WEEKLY BUSINESS ROUNDUP
Global Business Week: World’s Holiday Spending by Region
The state of Financial markets & Economies, Weekly Charts, Business Trends & Statistics
Despite headwinds from COVID-19, all three of the major U.S. equity market indices finished the month higher and returned double-digit percentages for the year. The S&P 500 was up 27% for the year. The Dow was over 18% higher for the year, and the Nasdaq was up 21%. The S&P 500 Index set 70 all-time highs during the year, which is the most in a single year since the 77 that was carved out in 1954. In the bond market, the 10-year Treasury yield ended a shortened session flat at 1.51%, just below the 50-day moving average of 1.52%.
However, the U.S stocks closed out the last trading day of 2021 lower, as concerns about the omicron variant of COVID-19 dogged markets. Gains weren’t widely shared in the S&P 500 as just five of the biggest stocks — Microsoft, NVIDIA, Apple, Alphabet, and Tesla accounted for more than half of the index’s gain since April. Heading into the new year, some investors could be looking forward to the “January Effect.” Since 1928, January has historically been a strong month for stocks.
As many of the major central banks, led by the Federal Reserve have pivoted towards tapering off the stimulus provided in the wake of the pandemic, the U.S dollar has gained from the hawkish stance. The benchmark dollar index (DXY) closed the year @ 95.67 — just below the high of 96.90 reached about two weeks ago. This shift in monetary policy tempo in the second half of 2022 has been necessitated by persistent inflation. As a carry currency, the Dollar has a lot of ground to lose after the Dollar’s charge through the second half of this past year. However, if we slide into a broad-based risk aversion period, the Greenback may revert to its more rudimentary role of s safe haven.
Although it has been a good year for the digital assets with many aspects of the blockchain movement maturing while others emerged — cryptocurrencies fizzled out towards the end of the year. The leader of the crypto pack, Bitcoin, posted an all-time high (ATH) of around $69k in early November before closing out the year just below $46k. Ethereum, on the other hand, traded at an ATH of over $4850 before receding to less than $3,700 at the year-end. NFTs, DeFi, Stablecoins & other scalable and innovative solutions continued to make the headlines during the year. 2022 will most certainly advance this agenda forward.

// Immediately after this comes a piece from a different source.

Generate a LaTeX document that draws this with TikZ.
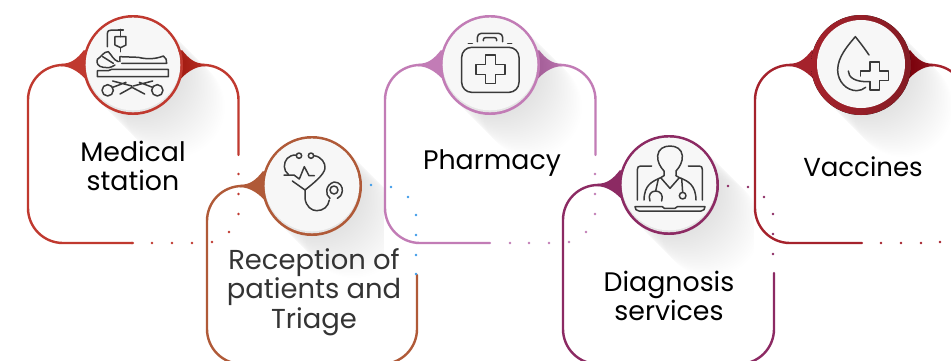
\documentclass[tikz,border=0pt]{standalone}
\usepackage{fontspec}
\setmainfont{Poppins}
\definecolor{cA}{HTML}{C0392F}
\definecolor{cB}{HTML}{B05A38}
\definecolor{cC}{HTML}{C27CB6}
\definecolor{cD}{HTML}{8C2A63}
\definecolor{cE}{HTML}{A5222C}
\definecolor{ink}{HTML}{3A3A3A}
\definecolor{cDot}{HTML}{3D9BE9}
\tikzset{
  cardline/.style={line width=2.4pt,line cap=round,rounded corners=35pt},
  icon/.style={draw=ink,line width=1.5pt,line cap=round,line join=round},
  label/.style={font=\fontsize{26.8}{29.6}\selectfont,align=center,inner sep=0pt,text=black}
}
\newcommand\softshadow[2]{%
  \foreach \t in {0,1.5,...,42}{\fill[black,opacity=.0055] (#1+\t,#2+\t) circle (50pt);}}
\newcommand\flareleft[3]{\fill[#3] (#1-72,#2-1.2) .. controls (#1-62,#2-1.2) and (#1-56,#2-6) .. (#1-49,#2-15) -- (#1-30,#2) -- (#1-44,#2+18) .. controls (#1-52,#2+8) and (#1-62,#2+1.2) .. (#1-72,#2+1.2) -- cycle;}
\newcommand\flareright[3]{\fill[#3] (#1+72,#2-1.2) .. controls (#1+62,#2-1.2) and (#1+56,#2-6) .. (#1+49,#2-15) -- (#1+30,#2) -- (#1+44,#2+18) .. controls (#1+52,#2+8) and (#1+62,#2+1.2) .. (#1+72,#2+1.2) -- cycle;}
\newcommand\disc[4]{% x y colour inner radius
  \fill[#3] (#1,#2) circle (50pt);
  \fill[white!90!black] (#1,#2) circle (#4pt);
  \begin{scope}\clip (#1,#2) circle (#4pt);
  \fill[white!97!black] (#1,#2-2) circle (#4pt);\end{scope}}
\newcommand\spots[2]{\foreach \p in {#2}{\fill[#1] \p circle (1.3pt);}}
\begin{document}
\begin{tikzpicture}[x=1pt,y=-1pt]
\clip (0,0) rectangle (951,360);
\fill[white] (0,0) rectangle (951,360);
% ---------- card 1
\draw[cardline,cA] (133,243) -- (28,243) -- (28,65) -- (75,65);
\draw[cardline,cA] (190,65) -- (238.5,65) -- (238.5,155);
\flareleft{133}{65}{cA}\flareright{133}{65}{cA}
\softshadow{133}{65}
\disc{133}{65}{cA}{47.3}
\spots{cA}{(238.5,174),(238.5,194),(238.5,214),(229,232),(212,242),(192,243),(172,243),(152,243),(132,243)}
% ---------- card 3
\draw[cardline,cC] (490,243) -- (385,243) -- (385,65) -- (430,65);
\draw[cardline,cC] (550,65) -- (595.5,65) -- (595.5,155);
\flareleft{490}{65}{cC}\flareright{490}{65}{cC}
\softshadow{490}{65}
\disc{490}{65}{cC}{47.3}
\spots{cC}{(595,174),(595,194),(595,214),(586,232),(569,242),(549,243),(529,243),(510,243)}
% ---------- card 5
\draw[cardline,cE] (862,243) -- (755,243) -- (755,65) -- (800,65);
\draw[cardline,cE] (920,65) -- (966,65) -- (966,155);
\flareleft{861}{65}{cE}\flareright{861}{65}{cE!92!black}
\softshadow{861}{65}
\fill[left color=cE,right color=cE!80!black] (861,65) circle (50pt);
\fill[white!97!black] (861,64) circle (44pt);
\spots{cE}{(881,243),(901,243),(921,243),(940,242)}
% ---------- card 2
\begin{scope}
\clip (0,0) rectangle (384,360);
\softshadow{312}{186}
\end{scope}
\draw[cardline,cB] (417,275) -- (417,364) -- (207,364) -- (207,186) -- (255,186);
\flareleft{312}{186}{cB}
\disc{312}{186}{cB}{47.3}
\spots{cDot}{(371,185),(391,187),(408,197),(416,215),(416,235),(416,255),(416,274)}
% ---------- card 4
\begin{scope}
\clip (0,0) rectangle (754,360);
\softshadow{669}{185}
\end{scope}
\draw[cardline,cD] (774,273) -- (774,364) -- (563,364) -- (563,185) -- (610,185);
\flareleft{669}{185}{cD}
\disc{669}{185}{cD}{47.3}
\spots{cD}{(728,186),(748,187),(764,197),(773,214),(773,234),(773,254)}
% ---------- labels
\node[label] (medical) at (133,166) {Medical\\station};
\node[label,text=ink!90!black,font=\fontsize{27.4}{29.6}\selectfont] (reception) at (314,292) {Reception of\\patients and\\Triage};
\node[label] (pharmacy) at (492,163) {Pharmacy};
\node[label] (diagnosis) at (669,296) {Diagnosis\\services};
\node[label,font=\fontsize{26}{29.6}\selectfont] (vaccines) at (863,167) {Vaccines};
% ---------- icon 1: bed
\begin{scope}[scale=1/3,icon]
\draw (322,140) -- (322,102) .. controls (322,92) and (328,90) .. (335,90) -- (358,90);
\draw (362,88) -- (362,110) (355,90) -- (370,90);
\draw (345,110) -- (378,110) -- (378,135) -- (362,143) -- (345,135) -- cycle;
\draw (362,143) -- (362,155);
\draw (360,185) -- (360,170) -- (415,172) .. controls (440,178) and (465,178) .. (490,168) .. controls (497,172) and (502,182) .. (500,190) -- (365,190);
\draw (355,185) .. controls (340,180) and (335,165) .. (325,155) .. controls (310,155) and (305,170) .. (292,178) .. controls (288,190) and (295,200) .. (310,202) .. controls (320,204) and (330,205) .. (345,195);
\draw (308,170) -- (340,190);
\draw (292,230) -- (292,212) -- (325,212) -- (335,208) -- (505,208) -- (505,230) -- cycle;
\draw (323,271) circle (17) (472,271) circle (17);
\draw (338,262) -- (378,247) (338,243) -- (396,258) (360,282) -- (396,262) -- (434,282);
\draw (458,262) -- (418,247) (458,243) -- (400,258);
\end{scope}
% ---------- icon 2: stethoscope (crop origin 260,135)
\begin{scope}[shift={(260,135)},scale=1/3,icon]
\draw (117,62) circle (8) (153,62) circle (8);
\draw (108,60) .. controls (85,60) and (73,75) .. (73,95) .. controls (73,105) and (78,112) .. (85,118);
\draw (162,62) .. controls (185,65) and (197,85) .. (195,100) .. controls (192,120) and (160,145) .. (135,165) -- (97,138);
\draw (72,120) -- (102,120) -- (118,132) -- (133,95) -- (147,122) -- (163,122);
\draw (135,165) -- (135,190) .. controls (138,215) and (155,227) .. (170,227) .. controls (190,227) and (205,215) .. (208,195);
\draw (222,165) circle (12);
\draw (210,190) .. controls (195,180) and (195,150) .. (222,141) .. controls (240,141) and (248,155) .. (247,168) .. controls (245,180) and (240,187) .. (232,190);
\end{scope}
% ---------- icon 3: kit (crop origin 370,10)
\begin{scope}[shift={(370,10)},scale=1/3,icon]
\draw[rounded corners=10pt] (275,112) rectangle (447,247);
\draw[rounded corners=4pt] (322,95) -- (322,70) -- (398,70) -- (398,95);
\draw[rounded corners=2pt] (340,92) -- (340,83) -- (380,83) -- (380,92);
\draw (295,100) -- (307,100) (413,100) -- (425,100);
\draw (346,135) -- (376,135) -- (376,164) -- (405,164) -- (405,193) -- (376,193) -- (376,221) -- (346,221) -- (346,193) -- (318,193) -- (318,164) -- (346,164) -- cycle;
\end{scope}
% ---------- icon 4: doctor (crop origin 625,135)
\begin{scope}[shift={(625,135)},scale=1/3,icon]
\draw (117,122) -- (117,108) .. controls (105,95) and (97,80) .. (98,62) .. controls (100,42) and (116,33) .. (135,33) .. controls (154,33) and (170,42) .. (172,62) .. controls (173,80) and (165,95) .. (153,108) -- (153,122);
\draw (117,122) -- (107,128) .. controls (80,140) and (58,150) .. (57,195);
\draw (153,122) -- (163,128) .. controls (190,138) and (212,150) .. (213,195);
\draw (107,128) -- (135,160) -- (163,128);
\draw (80,93) -- (47,93) .. controls (40,93) and (37,97) .. (37,104) -- (37,195);
\draw (190,93) -- (223,93) .. controls (230,93) and (232,97) .. (232,104) -- (232,195);
\draw (30,215) -- (112,215) -- (118,220) -- (150,220) -- (157,215) -- (240,215) .. controls (240,222) and (236,228) .. (228,228) -- (42,228) .. controls (34,228) and (30,222) .. (30,215) -- cycle;
\draw (100,132) -- (92,168);
\draw (75,198) .. controls (68,180) and (78,168) .. (92,168) .. controls (106,168) and (116,180) .. (110,198);
\draw (170,130) -- (173,172);
\draw (173,182) circle (10);
\end{scope}
% ---------- icon 5: drop (crop origin 720,0)
\begin{scope}[shift={(720,0)},scale=1/3,icon]
\draw (447,165) .. controls (430,140) and (418,125) .. (406,110) .. controls (385,135) and (353,170) .. (353,210) .. controls (353,245) and (380,272) .. (410,272) .. controls (420,272) and (430,268) .. (437,262);
\draw (385,213) .. controls (385,232) and (405,247) .. (450,245);
\draw (422,228) -- (422,213) -- (450,213) -- (450,186) -- (478,186) -- (478,213) -- (505,213) -- (505,242) -- (478,242) -- (478,270) -- (450,270) -- (450,245);
\end{scope}
\end{tikzpicture}
\end{document}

Today’s featured infographic above explores holiday spending across the world, as well as some of the major events that contribute to it, based on MoEngage and AppFollow’s Holiday Marketing Guide.
Global GDP 2021
Just four countries — the U.S., China, Japan, and Germany, make up over half of the world’s economic output by gross domestic product (GDP) in nominal terms. In fact, the GDP of the U.S. alone is greater than the combined GDP of 170 countries. How do the different economies of the world compare? In the visualization below (Figure 1) we look at GDP by country in 2021, using data and estimates from the International Monetary Fund (IMF).
GDP serves as a broad indicator for a country’s economic output. It measures the total market value of final goods and services produced in a country in a specific timeframe, such as a quarter or year. In addition, GDP also takes into consideration the output of services provided by the government, such as money spent on defense, healthcare, or education.

Stablecoin Space continues to Grow
We have recently seen the total stablecoin supply top $140 billion (Figure 2), and Curve’s role as an automated market maker (AMM) is instrumental to these stablecoin users. Curve’s AMM pools use a specialized price curve to concentrate liquidity for pegged asset swaps, making it a choice destination for those looking to swap DAI → USDC, or USDC → USDT for example. Aside from just stablecoins, Curve’s model also allows efficient pegged asset swaps for assets that are designed to be stable relative to one another.

Chinese Growth
Chinese officials are promising to add stimulus to stabilize the nation’s growth next year, with various ministries vowing more proactive measures to reverse the slowdown caused by a worsening property slump, weak consumption and the coronavirus (Figure 3).